▶ _Exercise details_
Begin at the top of the entries below and write out every line through the one containing "(0,0) rectangle (1262,467);", excluding pictures.

***

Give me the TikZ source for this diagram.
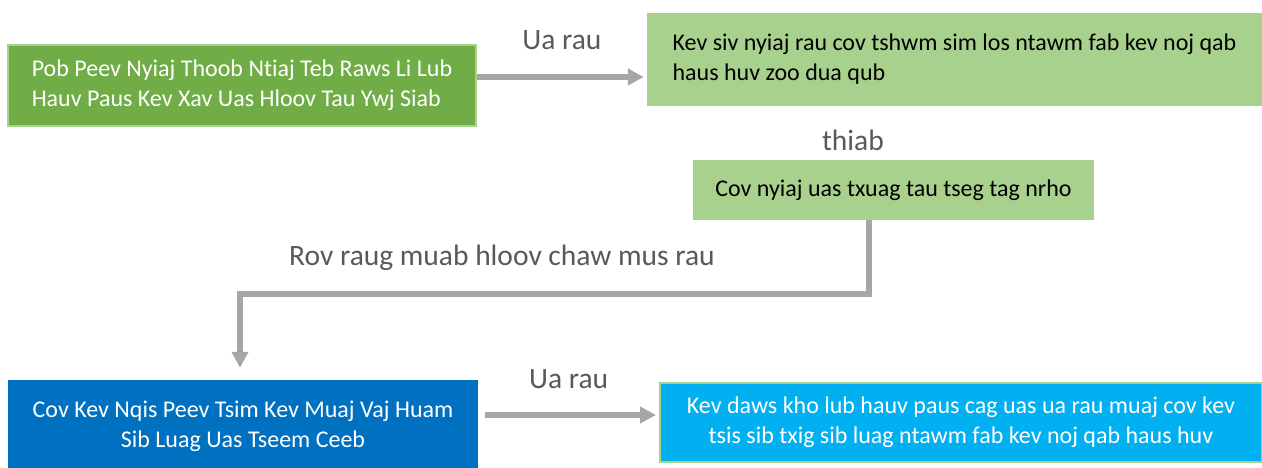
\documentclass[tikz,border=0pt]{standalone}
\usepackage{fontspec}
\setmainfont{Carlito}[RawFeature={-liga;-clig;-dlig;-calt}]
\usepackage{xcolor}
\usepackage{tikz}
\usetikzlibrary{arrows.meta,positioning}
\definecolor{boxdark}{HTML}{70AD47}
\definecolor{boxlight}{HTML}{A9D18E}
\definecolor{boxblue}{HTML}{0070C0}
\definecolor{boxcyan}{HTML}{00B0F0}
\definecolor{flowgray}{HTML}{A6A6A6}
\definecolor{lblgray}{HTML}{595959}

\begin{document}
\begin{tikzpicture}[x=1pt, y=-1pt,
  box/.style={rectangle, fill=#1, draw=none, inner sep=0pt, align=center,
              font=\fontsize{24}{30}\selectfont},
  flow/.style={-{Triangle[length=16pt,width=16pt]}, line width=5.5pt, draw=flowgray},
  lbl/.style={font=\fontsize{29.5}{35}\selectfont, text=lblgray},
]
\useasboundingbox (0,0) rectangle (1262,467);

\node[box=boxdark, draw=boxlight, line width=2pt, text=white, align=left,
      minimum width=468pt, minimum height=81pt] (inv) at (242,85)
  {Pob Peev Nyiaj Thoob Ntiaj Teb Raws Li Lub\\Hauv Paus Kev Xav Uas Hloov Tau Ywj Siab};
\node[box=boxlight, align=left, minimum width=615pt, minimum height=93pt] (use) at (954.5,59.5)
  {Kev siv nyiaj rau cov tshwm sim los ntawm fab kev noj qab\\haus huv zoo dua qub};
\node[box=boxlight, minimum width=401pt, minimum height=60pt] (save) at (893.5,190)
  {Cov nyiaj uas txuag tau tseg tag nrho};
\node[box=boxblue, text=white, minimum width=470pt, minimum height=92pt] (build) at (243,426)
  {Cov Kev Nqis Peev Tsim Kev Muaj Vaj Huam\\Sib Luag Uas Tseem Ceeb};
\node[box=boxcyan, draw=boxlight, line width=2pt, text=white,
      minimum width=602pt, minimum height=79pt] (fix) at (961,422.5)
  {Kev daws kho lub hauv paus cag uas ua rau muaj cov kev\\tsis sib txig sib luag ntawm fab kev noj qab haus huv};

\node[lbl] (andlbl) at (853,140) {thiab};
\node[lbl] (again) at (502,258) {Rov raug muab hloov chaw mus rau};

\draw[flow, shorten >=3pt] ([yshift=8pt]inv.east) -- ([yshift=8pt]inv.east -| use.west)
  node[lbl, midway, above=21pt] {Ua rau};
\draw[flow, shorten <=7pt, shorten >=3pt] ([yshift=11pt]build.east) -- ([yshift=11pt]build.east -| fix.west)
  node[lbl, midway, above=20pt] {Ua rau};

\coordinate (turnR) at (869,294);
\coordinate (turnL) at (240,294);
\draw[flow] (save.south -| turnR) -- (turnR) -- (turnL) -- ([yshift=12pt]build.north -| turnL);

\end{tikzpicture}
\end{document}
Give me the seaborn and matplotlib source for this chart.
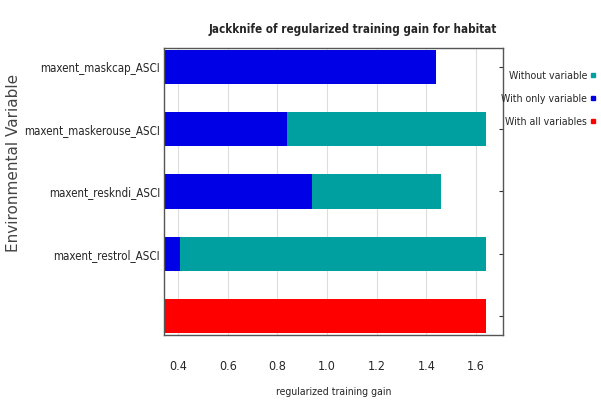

***

▶ _Answer_
Give me the TikZ source for this diagram.
\documentclass[tikz,border=0pt]{standalone}
\usepackage{fontspec}
\setmainfont{Carlito}[RawFeature={-liga;-clig;-dlig;-calt}]
\usepackage{xcolor}
\usepackage{tikz}
\usetikzlibrary{arrows.meta,positioning}
\definecolor{boxdark}{HTML}{70AD47}
\definecolor{boxlight}{HTML}{A9D18E}
\definecolor{boxblue}{HTML}{0070C0}
\definecolor{boxcyan}{HTML}{00B0F0}
\definecolor{flowgray}{HTML}{A6A6A6}
\definecolor{lblgray}{HTML}{595959}

\begin{document}
\begin{tikzpicture}[x=1pt, y=-1pt,
  box/.style={rectangle, fill=#1, draw=none, inner sep=0pt, align=center,
              font=\fontsize{24}{30}\selectfont},
  flow/.style={-{Triangle[length=16pt,width=16pt]}, line width=5.5pt, draw=flowgray},
  lbl/.style={font=\fontsize{29.5}{35}\selectfont, text=lblgray},
]
\useasboundingbox (0,0) rectangle (1262,467);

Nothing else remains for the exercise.